My approach is rather different. I simply nag him until he brings out any dead food, dying socks and clothes that are capable of standing upright of their own accord. If he fails to do this the consequences are simple. I go in there and bring out the dirty dishes and leave the rest to fester. Then when he comes to need a particular item of clothing and it isn't clean he has to do without it. It has missed the wash until I next feel like doing one.
Which approach works best? I know you are dying to know the secret of how to manage this unruly youth. The answer is simple - neither approach works. The first one simply encourages him to rely on his Mum more and more. The second creates bad temper on both his and my part. He gets upset because he cannot have his favourite T-shirt to go out in and I get upset because the scissors have disappeared from the kitchen and it would take an hour to find them.

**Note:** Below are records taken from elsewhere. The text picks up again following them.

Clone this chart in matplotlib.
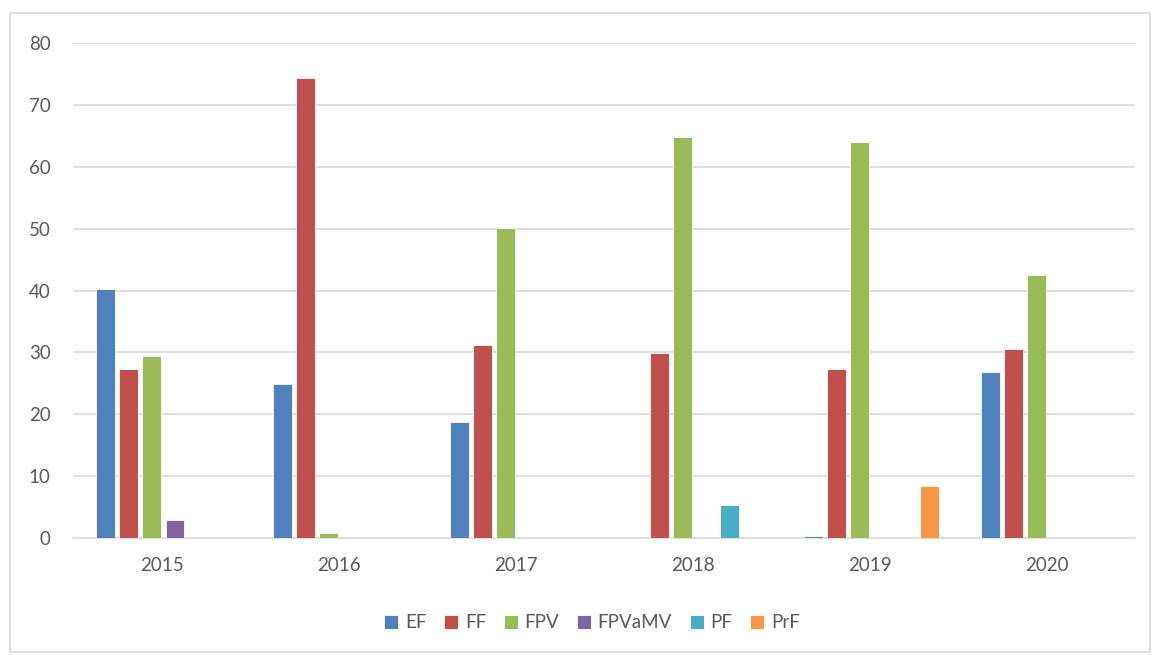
import matplotlib
matplotlib.use("Agg")
import matplotlib.pyplot as plt
import numpy as np
from matplotlib.patches import Rectangle

plt.rcParams['font.family'] = ['Lato', 'DejaVu Sans']

years = ["2015", "2016", "2017", "2018", "2019", "2020"]
series = ["EF", "FF", "FPV", "FPVaMV", "PF", "PrF"]
EF = [40.2, 24.9, 18.7, 0, 0.3, 26.8]
FF = [27.3, 74.3, 31.2, 29.9, 27.3, 30.5]
FPV = [29.4, 0.8, 50.1, 64.8, 64.0, 42.5]
FPVaMV = [2.9, 0, 0, 0, 0, 0]
PF = [0, 0, 0, 5.3, 0, 0]
PrF = [0, 0, 0, 0, 8.4, 0]
values = [EF, FF, FPV, FPVaMV, PF, PrF]
colors = ["#4F81BD", "#C0504D", "#9BBB59", "#8064A2", "#4BACC6", "#F79646"]

W, H = 1153, 655
fig = plt.figure(figsize=(W / 100, H / 100), dpi=100)
ax = fig.add_axes([73 / W, 1 - 538 / H, (1135 - 73) / W, (538 - 43) / H])

x = np.arange(len(years))
step = 0.131
bw = 0.106
for i, (s, v, c) in enumerate(zip(series, values, colors)):
    off = (i - 2.5) * step + 0.011
    ax.bar(x + off, v, width=bw, color=c, edgecolor="white", linewidth=0.6, label=s, zorder=3)

ax.set_xlim(-0.5, len(years) - 0.5)
ax.set_ylim(0, 80)
ax.set_yticks(range(0, 81, 10))
ax.set_xticks(x)
ax.set_xticklabels(years)
ax.grid(axis="y", color="#D9D9D9", linewidth=1.2, zorder=0)
for sp in ["top", "right", "left"]:
    ax.spines[sp].set_visible(False)
ax.spines["bottom"].set_color("#D9D9D9")
ax.spines["bottom"].set_linewidth(1.2)
ax.tick_params(axis="both", length=0, colors="#595959", labelsize=13.5)
ax.tick_params(axis="y", pad=16)
ax.tick_params(axis="x", pad=14)

leg = fig.legend(loc="center", bbox_to_anchor=(592 / W, 1 - 623 / H), ncol=6, frameon=False,
                 fontsize=13.5, handlelength=0.75, handleheight=0.75, columnspacing=0.95,
                 handletextpad=0.35, labelcolor="#595959")

fig.patches.append(Rectangle((10 / W, 1 - 652 / H), (1150 - 10) / W, (652 - 13) / H,
                             transform=fig.transFigure, fill=False, edgecolor="#D9D9D9", linewidth=1.2))

fig.savefig("out.png", dpi=100)
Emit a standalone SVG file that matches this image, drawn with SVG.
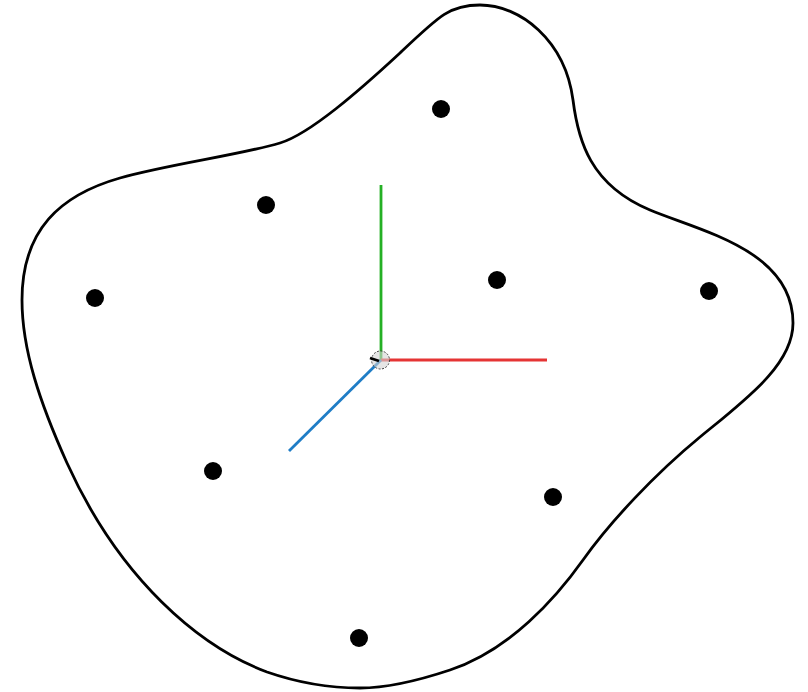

I wouldn't mind what state he kept his room in if it didn't impact upon me but disappearing cutlery, plates and the like do affect me.
The only consolation in all this is that we don't seem to be alone in suffering this problem. Many, indeed most, parents I know seem to utter the same tale of woe. So what is the point of all this waffle - the simple message "YOU ARE NOT ALONE". (And if anyone does know the answer - Why haven't you shared it with the world????)